DO THIS: Produce nothing but an exact copy of the lines from the one containing "Rebuild this chart" through the one containing "from matplotlib.patches import Rectangle", and do not carry over pictures.

:: DATA SUPPLIED ::

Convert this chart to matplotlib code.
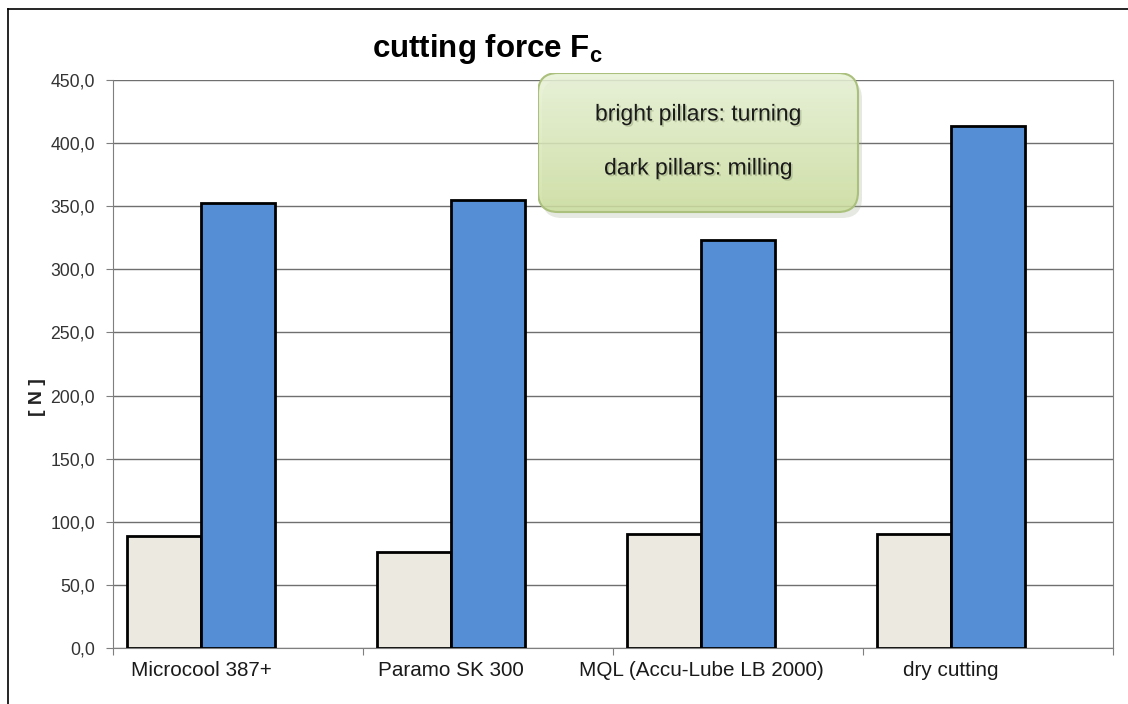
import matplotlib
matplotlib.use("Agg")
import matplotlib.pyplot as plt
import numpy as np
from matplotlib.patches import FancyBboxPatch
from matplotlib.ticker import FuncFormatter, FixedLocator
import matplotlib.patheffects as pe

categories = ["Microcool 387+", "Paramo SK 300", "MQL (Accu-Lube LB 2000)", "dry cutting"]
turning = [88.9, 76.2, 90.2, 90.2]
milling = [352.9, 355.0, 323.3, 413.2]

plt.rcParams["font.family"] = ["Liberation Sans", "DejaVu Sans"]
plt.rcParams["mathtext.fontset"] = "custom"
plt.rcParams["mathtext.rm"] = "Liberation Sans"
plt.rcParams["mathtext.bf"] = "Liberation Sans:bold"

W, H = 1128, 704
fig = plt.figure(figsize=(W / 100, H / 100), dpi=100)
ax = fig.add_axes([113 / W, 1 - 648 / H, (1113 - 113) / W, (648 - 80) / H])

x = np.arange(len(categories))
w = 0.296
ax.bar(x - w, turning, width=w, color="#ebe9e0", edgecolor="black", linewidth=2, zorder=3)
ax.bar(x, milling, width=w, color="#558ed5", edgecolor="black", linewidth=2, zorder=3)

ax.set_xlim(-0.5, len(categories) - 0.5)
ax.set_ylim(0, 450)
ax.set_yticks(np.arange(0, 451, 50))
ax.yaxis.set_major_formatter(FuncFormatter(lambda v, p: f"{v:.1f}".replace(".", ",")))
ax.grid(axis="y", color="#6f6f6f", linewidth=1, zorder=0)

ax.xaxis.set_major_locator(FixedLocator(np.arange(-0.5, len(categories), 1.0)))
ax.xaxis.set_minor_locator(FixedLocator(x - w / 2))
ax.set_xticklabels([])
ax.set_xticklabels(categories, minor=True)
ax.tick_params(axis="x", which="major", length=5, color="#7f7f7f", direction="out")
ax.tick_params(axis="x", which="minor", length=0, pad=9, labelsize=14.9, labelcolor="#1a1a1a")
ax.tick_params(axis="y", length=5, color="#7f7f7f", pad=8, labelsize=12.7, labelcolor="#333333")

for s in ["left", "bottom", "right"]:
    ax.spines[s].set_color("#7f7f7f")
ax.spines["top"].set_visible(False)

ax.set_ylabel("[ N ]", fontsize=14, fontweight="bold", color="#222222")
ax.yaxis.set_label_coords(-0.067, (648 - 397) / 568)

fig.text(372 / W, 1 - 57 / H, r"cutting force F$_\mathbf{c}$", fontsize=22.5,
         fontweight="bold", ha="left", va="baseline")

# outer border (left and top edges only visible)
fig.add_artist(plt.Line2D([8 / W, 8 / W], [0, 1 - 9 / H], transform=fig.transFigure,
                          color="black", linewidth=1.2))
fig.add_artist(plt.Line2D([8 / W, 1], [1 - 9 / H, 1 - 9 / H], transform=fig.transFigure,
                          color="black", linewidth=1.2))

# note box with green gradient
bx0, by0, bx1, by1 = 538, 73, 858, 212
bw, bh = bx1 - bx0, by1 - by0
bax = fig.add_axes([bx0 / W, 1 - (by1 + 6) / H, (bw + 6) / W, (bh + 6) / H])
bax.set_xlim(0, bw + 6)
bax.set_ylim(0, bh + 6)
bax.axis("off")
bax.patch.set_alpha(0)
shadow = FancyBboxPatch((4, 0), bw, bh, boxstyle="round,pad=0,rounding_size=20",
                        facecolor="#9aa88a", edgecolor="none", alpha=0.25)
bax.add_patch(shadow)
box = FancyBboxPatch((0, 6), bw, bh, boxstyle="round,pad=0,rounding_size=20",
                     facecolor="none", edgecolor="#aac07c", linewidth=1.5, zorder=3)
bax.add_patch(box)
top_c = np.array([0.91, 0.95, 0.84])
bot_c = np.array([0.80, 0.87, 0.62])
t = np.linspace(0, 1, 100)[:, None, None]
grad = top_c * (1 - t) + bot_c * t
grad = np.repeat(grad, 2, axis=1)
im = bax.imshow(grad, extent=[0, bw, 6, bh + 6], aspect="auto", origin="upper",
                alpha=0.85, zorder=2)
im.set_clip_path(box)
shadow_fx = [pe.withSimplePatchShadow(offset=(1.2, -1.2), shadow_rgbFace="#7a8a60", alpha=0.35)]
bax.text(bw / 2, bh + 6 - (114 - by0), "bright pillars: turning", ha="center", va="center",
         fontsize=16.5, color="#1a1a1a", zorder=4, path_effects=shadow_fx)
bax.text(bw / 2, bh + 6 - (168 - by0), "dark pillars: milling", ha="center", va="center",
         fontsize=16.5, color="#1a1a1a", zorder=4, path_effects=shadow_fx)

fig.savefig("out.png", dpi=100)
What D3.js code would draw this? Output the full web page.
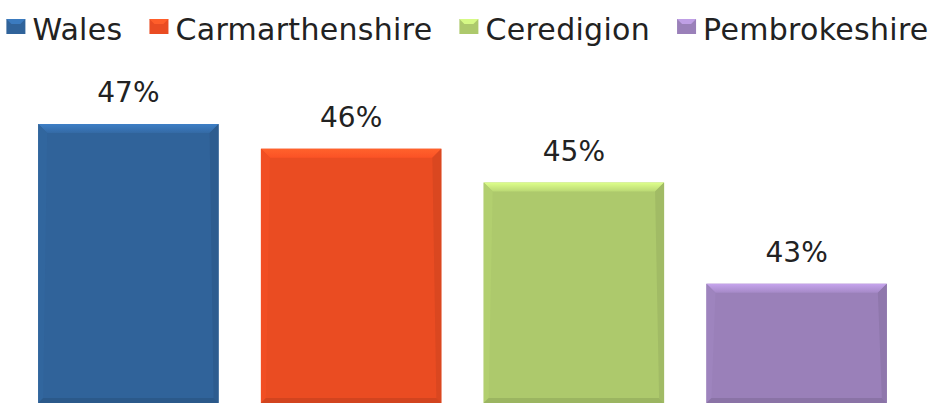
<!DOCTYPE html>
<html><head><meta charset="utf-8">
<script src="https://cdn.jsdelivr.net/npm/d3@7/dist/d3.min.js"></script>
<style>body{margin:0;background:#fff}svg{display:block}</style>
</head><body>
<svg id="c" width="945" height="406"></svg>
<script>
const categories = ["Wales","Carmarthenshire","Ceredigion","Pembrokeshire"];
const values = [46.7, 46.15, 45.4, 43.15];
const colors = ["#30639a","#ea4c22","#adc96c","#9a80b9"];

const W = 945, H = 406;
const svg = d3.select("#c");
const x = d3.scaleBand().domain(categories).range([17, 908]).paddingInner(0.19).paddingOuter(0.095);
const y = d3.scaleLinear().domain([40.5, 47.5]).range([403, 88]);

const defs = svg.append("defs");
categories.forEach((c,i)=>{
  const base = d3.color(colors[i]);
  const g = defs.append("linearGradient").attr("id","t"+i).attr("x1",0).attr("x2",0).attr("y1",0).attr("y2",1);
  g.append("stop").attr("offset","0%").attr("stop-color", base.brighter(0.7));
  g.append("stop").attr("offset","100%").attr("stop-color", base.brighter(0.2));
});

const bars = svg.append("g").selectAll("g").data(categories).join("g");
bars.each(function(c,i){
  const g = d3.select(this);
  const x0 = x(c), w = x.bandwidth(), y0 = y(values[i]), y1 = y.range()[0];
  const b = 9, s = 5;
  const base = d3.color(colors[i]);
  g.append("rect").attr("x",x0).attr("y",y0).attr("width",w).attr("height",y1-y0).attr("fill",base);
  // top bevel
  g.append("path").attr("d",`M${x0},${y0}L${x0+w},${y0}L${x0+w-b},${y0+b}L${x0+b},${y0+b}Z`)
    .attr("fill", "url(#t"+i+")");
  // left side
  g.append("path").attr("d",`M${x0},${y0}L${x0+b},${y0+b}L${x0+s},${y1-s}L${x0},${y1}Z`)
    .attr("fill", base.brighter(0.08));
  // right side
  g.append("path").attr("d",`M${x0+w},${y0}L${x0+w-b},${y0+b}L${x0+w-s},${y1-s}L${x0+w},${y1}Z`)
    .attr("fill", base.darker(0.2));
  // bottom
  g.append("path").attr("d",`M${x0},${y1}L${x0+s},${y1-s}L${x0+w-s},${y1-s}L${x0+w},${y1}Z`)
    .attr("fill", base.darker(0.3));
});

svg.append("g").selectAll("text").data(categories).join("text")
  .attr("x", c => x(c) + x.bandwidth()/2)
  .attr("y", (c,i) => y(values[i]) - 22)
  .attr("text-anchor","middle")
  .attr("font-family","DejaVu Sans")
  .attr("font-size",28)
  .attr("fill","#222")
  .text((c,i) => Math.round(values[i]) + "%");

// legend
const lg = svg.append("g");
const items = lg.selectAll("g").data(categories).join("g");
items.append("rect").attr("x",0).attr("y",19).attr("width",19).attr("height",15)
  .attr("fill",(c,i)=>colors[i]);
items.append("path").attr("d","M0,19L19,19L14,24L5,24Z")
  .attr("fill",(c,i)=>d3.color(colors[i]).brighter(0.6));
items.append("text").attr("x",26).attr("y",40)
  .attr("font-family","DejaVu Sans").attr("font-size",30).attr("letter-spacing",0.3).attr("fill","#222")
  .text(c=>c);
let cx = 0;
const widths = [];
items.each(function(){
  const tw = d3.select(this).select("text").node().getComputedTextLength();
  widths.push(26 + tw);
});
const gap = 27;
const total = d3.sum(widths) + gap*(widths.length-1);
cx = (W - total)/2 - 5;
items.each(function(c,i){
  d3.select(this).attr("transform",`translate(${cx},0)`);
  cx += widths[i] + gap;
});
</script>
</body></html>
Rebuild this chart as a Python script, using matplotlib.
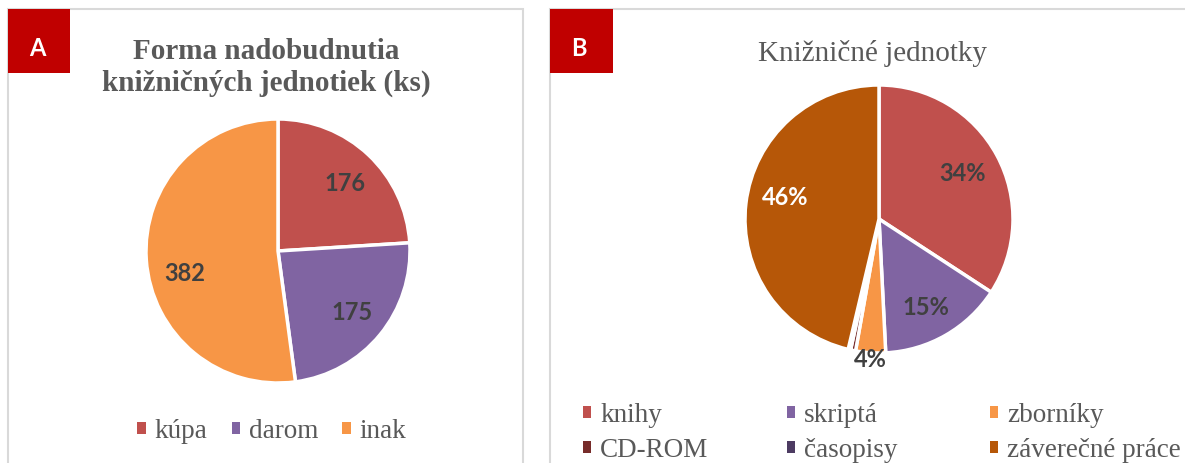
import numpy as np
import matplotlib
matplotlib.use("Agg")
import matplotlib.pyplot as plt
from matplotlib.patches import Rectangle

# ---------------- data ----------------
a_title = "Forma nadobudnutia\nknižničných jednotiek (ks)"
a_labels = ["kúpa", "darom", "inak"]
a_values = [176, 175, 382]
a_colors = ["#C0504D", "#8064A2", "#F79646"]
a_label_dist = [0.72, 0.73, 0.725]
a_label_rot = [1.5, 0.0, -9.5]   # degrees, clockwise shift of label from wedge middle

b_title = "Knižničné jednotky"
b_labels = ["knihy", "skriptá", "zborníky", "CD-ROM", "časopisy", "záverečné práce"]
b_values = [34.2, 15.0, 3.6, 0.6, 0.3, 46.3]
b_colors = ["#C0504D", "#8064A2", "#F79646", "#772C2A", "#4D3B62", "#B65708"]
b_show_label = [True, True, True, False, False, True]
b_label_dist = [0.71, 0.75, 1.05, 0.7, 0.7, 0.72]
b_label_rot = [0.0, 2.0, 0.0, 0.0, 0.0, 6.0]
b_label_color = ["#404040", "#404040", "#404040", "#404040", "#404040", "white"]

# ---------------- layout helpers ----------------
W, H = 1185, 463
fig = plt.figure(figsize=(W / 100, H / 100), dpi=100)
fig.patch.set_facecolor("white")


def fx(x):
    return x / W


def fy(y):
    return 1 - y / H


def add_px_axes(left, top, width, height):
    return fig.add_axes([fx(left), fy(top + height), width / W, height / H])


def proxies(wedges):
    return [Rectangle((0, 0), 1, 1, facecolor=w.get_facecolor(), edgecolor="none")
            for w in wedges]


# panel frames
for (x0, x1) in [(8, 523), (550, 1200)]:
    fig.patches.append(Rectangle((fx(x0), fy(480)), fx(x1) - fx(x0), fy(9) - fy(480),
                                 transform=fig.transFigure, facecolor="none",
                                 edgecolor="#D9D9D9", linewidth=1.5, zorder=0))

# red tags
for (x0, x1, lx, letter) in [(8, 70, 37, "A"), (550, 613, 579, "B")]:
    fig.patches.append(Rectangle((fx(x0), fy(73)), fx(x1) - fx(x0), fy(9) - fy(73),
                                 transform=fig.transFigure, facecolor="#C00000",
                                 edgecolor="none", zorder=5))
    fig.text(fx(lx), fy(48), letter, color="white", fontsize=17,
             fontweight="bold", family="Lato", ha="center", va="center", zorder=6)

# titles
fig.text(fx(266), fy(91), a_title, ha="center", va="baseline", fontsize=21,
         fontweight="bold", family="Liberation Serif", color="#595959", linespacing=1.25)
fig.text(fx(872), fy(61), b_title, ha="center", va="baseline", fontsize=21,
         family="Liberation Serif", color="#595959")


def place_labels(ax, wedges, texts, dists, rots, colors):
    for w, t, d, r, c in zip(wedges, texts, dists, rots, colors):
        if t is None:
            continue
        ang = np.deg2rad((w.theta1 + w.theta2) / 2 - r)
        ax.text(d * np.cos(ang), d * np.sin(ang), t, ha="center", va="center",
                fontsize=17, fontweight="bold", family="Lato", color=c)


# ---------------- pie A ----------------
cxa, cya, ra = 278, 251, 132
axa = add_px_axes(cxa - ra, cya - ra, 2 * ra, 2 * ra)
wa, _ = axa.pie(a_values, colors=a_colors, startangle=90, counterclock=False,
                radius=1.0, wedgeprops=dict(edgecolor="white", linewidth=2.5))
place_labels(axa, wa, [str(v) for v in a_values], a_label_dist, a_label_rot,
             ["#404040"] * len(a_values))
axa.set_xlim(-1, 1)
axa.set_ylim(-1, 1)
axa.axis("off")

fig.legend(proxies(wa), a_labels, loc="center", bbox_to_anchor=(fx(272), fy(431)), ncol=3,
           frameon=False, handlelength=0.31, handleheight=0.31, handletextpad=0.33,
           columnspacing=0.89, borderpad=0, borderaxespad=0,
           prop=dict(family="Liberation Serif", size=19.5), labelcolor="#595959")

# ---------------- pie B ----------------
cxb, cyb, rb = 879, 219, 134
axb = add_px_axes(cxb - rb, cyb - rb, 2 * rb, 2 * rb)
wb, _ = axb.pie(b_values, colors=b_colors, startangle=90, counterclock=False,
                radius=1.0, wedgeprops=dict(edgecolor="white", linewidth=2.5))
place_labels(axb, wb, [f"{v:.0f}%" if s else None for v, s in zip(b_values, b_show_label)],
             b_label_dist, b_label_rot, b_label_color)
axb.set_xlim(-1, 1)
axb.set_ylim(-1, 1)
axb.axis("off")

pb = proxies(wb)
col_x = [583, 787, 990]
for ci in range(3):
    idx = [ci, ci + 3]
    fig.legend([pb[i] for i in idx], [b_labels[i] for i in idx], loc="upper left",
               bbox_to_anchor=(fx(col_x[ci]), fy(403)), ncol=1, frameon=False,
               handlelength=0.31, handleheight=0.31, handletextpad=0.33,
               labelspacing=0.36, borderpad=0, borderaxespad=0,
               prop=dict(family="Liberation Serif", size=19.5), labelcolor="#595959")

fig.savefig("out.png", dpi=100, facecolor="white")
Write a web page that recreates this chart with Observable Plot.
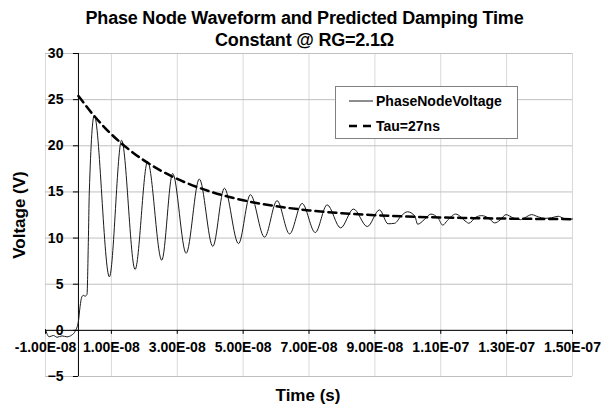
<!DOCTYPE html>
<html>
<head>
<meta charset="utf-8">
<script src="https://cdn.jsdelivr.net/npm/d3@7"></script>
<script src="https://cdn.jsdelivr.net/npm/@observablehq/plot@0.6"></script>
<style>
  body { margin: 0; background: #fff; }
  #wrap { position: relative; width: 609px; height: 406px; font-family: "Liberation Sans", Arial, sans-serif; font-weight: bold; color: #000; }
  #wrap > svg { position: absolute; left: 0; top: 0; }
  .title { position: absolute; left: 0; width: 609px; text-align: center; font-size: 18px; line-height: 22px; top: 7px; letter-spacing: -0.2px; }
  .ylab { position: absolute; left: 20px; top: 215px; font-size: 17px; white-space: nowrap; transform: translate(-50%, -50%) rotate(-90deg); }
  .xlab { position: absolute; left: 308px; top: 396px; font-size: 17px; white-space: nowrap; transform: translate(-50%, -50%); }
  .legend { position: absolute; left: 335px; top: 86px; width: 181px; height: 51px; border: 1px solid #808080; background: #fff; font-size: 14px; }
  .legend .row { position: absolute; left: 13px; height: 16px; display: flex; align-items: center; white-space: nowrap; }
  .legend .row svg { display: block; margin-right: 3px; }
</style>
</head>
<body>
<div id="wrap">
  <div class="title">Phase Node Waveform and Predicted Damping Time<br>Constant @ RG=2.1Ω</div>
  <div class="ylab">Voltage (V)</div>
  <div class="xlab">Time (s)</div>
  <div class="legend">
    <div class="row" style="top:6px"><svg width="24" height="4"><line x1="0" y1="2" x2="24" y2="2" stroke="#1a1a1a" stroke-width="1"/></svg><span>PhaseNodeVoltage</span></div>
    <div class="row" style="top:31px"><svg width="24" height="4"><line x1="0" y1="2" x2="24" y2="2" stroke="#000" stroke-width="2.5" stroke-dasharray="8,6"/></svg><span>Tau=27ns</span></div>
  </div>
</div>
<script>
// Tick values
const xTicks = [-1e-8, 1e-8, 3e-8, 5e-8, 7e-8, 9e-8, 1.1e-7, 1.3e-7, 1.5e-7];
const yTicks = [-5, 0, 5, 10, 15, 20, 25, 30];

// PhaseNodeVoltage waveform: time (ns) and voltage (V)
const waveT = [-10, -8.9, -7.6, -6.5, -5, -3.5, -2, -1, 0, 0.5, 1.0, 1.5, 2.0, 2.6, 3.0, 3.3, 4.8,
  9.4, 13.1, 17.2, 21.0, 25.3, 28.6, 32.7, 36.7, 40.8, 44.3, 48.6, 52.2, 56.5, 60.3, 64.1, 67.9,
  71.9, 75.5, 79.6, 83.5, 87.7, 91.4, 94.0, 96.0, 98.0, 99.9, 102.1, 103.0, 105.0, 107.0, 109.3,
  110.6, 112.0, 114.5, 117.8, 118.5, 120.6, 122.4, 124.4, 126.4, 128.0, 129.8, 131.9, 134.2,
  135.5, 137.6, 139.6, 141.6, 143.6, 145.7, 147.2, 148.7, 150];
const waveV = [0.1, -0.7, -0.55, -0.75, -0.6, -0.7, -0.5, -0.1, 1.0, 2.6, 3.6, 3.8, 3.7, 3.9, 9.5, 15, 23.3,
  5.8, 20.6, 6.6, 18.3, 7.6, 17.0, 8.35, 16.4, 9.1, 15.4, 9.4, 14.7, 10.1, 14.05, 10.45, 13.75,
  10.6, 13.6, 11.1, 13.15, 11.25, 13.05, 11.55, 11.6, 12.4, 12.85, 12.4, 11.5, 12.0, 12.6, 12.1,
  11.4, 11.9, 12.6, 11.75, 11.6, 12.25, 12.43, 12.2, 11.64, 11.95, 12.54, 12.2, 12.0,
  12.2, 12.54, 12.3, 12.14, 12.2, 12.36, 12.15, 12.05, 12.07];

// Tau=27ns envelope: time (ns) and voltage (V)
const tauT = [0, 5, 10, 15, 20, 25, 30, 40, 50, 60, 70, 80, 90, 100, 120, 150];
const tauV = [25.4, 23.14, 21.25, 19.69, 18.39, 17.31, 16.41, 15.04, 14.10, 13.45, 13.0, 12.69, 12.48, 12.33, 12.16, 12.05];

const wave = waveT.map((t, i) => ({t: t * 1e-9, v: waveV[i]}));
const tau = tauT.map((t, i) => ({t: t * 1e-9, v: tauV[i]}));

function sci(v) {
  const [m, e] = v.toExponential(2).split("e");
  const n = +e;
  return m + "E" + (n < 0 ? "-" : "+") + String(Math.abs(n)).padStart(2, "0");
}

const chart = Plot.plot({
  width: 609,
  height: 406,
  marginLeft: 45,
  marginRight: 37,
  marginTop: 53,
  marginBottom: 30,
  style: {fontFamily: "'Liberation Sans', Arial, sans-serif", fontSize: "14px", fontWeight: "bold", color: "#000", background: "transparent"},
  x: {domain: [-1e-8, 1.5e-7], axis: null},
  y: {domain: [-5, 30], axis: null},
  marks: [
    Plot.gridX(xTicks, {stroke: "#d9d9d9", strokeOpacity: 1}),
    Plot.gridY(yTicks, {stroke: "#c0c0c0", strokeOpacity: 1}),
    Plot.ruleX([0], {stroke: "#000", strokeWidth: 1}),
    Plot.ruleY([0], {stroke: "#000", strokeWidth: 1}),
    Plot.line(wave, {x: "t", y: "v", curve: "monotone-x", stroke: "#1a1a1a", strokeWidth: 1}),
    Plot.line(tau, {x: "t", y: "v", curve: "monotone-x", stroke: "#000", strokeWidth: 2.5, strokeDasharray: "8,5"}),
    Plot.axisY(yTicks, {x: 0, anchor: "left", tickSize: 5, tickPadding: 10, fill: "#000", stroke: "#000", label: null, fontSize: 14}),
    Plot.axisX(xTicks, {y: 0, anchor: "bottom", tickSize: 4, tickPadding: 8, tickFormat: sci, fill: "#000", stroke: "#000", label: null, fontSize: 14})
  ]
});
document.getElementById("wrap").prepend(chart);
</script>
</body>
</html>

:::

ANSWER IN FULL:
Rebuild this chart as a Python script, using matplotlib.
import numpy as np
import matplotlib
matplotlib.use("Agg")
import matplotlib.pyplot as plt
from matplotlib.patches import Rectangle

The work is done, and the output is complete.